Prophesying By Images or Words From Name
In regards to prophesying, the typical way I receive these words from God is through a picture or image that is placed within my thoughts. As I see the image, I begin to ask God questions about what I see and what He wants to say. That is when I receive the words God wants to speak. God has always spoke to me like this, I just never really knew what was happening . . . I had not been given any words to explain what was going on. I had no grid to explain it. By understanding how He speaks to me I have been empowered to hear from Him more easily. I can be like a watchman and look for where God is going to speak. One other way I have come to hear Him speak to me is when I ask Him to give me special words for each letter in a person’s name. As I look at a person’s name in my quiet time, I ask what the Lord would like to say to this person through their name. Then I sit, waiting until I receive pictures or words for each letter and then I ask Him what He would like to share about that image or word.
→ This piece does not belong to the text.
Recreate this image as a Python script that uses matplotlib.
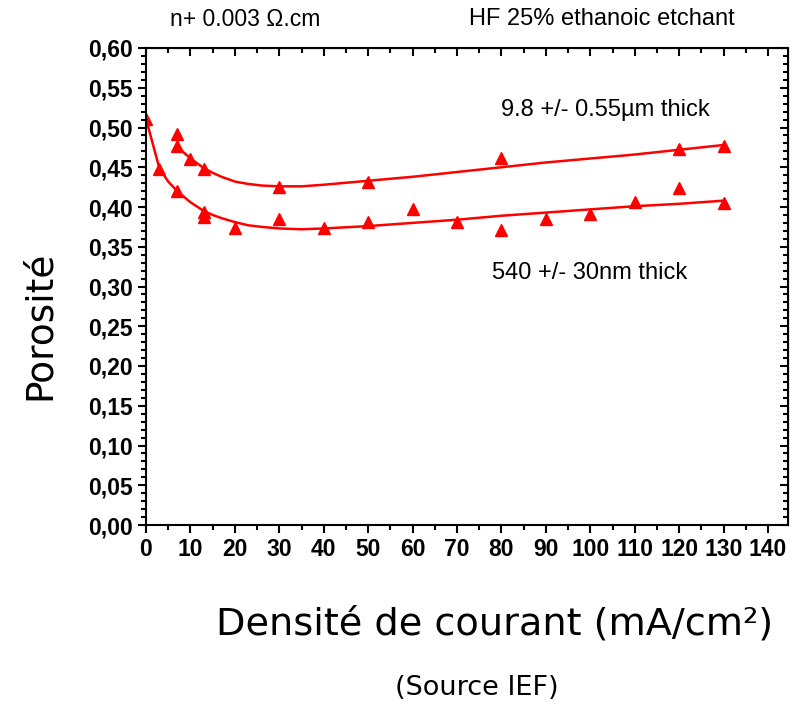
import matplotlib.pyplot as plt
from matplotlib.ticker import MultipleLocator

# mesures - couche epaisse (9.8 um)
x_epais = [7, 7, 10, 13, 30, 50, 80, 120, 130]
y_epais = [0.492, 0.477, 0.460, 0.448, 0.425, 0.432, 0.462, 0.473, 0.477]

# mesures - couche mince (540 nm)
x_mince = [0, 3, 7, 13, 13, 20, 30, 40, 50, 60, 70, 80, 90, 100, 110, 120, 130]
y_mince = [0.511, 0.448, 0.420, 0.394, 0.388, 0.373, 0.385, 0.374, 0.381,
           0.397, 0.381, 0.371, 0.385, 0.391, 0.406, 0.424, 0.405]

# courbes d'ajustement
x_fit_epais = [7, 9, 11, 13, 15, 17, 20, 23, 26, 30, 35, 40, 50, 60, 70, 80, 90, 100, 110, 120, 130]
y_fit_epais = [0.476, 0.466, 0.457, 0.449, 0.443, 0.438, 0.432, 0.429, 0.427, 0.426, 0.426,
               0.428, 0.433, 0.438, 0.444, 0.450, 0.456, 0.461, 0.466, 0.472, 0.478]

x_fit_mince = [0, 3, 5, 7, 10, 13, 15, 17, 20, 23, 26, 30, 35, 40, 50, 60, 70, 80, 90, 100, 110, 120, 130]
y_fit_mince = [0.511, 0.449, 0.432, 0.420, 0.406, 0.395, 0.390, 0.386, 0.381, 0.377, 0.375,
               0.373, 0.372, 0.373, 0.376, 0.380, 0.384, 0.389, 0.393, 0.397, 0.401, 0.404, 0.408]

rouge = '#ff0000'
W, H = 794, 702

fig = plt.figure(figsize=(W / 100, H / 100), dpi=100)
ax = fig.add_axes([146 / W, 1 - 525 / H, (788 - 146) / W, (525 - 48) / H])

ax.plot(x_fit_epais, y_fit_epais, color=rouge, lw=1.8)
ax.plot(x_fit_mince, y_fit_mince, color=rouge, lw=1.8)
ax.plot(x_epais, y_epais, '^', color=rouge, ms=9, mec=rouge)
ax.plot(x_mince, y_mince, '^', color=rouge, ms=9, mec=rouge)

ax.set_xlim(0, 144.5)
ax.set_ylim(0, 0.6)
ax.xaxis.set_major_locator(MultipleLocator(10))
ax.xaxis.set_minor_locator(MultipleLocator(5))
ax.yaxis.set_major_locator(MultipleLocator(0.05))
ax.yaxis.set_minor_locator(MultipleLocator(0.01))
ax.set_yticks(ax.get_yticks())
ax.set_yticklabels([f'{v:.2f}'.replace('.', ',') for v in ax.get_yticks()])
ax.set_ylim(0, 0.6)

for s in ax.spines.values():
    s.set_linewidth(1.5)

ax.tick_params(which='both', direction='out', width=1.5, labelsize=16.5)
ax.tick_params(which='major', length=6)
ax.tick_params(which='minor', length=3.5)
for lab in ax.get_xticklabels() + ax.get_yticklabels():
    lab.set_fontweight('bold')
    lab.set_fontfamily('Liberation Sans')

# ticks interieurs en haut et a droite
ax_top = ax.secondary_xaxis('top')
ax_top.xaxis.set_major_locator(MultipleLocator(10))
ax_top.xaxis.set_minor_locator(MultipleLocator(5))
ax_top.tick_params(which='both', direction='in', width=1.5, labeltop=False)
ax_top.tick_params(which='major', length=6)
ax_top.tick_params(which='minor', length=3.5)
ax_right = ax.secondary_yaxis('right')
ax_right.yaxis.set_major_locator(MultipleLocator(0.05))
ax_right.yaxis.set_minor_locator(MultipleLocator(0.01))
ax_right.tick_params(which='both', direction='in', width=1.5, labelright=False)
ax_right.tick_params(which='major', length=6)
ax_right.tick_params(which='minor', length=3.5)


def texte(x, y, s, **kw):
    # position en pixels depuis le coin haut gauche
    fig.text(x / W, 1 - y / H, s, ha='center', va='center', **kw)


texte(605, 110, '9.8 +/- 0.55µm thick', fontsize=17, family='Liberation Sans')
texte(590, 273, '540 +/- 30nm thick', fontsize=17, family='Liberation Sans')

texte(245, 19, 'n+ 0.003 Ω.cm', fontsize=16.5, family='Liberation Sans')
texte(602, 19, 'HF 25% ethanoic etchant', fontsize=17, family='Liberation Sans')

texte(40, 325, 'Porosité', fontsize=27, rotation=90, family='DejaVu Sans')
texte(495, 625, 'Densité de courant (mA/cm²)', fontsize=27.5, family='DejaVu Sans')
texte(477, 688, '(Source IEF)', fontsize=19.5, family='DejaVu Sans')

fig.savefig('out.png', dpi=100)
The communication flows from there. I must say I’m usually timid that I have heard accurately. I often share with each person by saying, “This is what I felt impressed upon my heart for you. If it does not resonate with you simply toss it away.” However, usually through a healing prayer appointment God has confirmed in my heart that what I heard in the morning hours is exactly right on and I’m encouraged to share the word I have for the person. Connecting with God like this and being able to share with others what I feel God has impressed upon my heart has been a huge blessing along this adventure.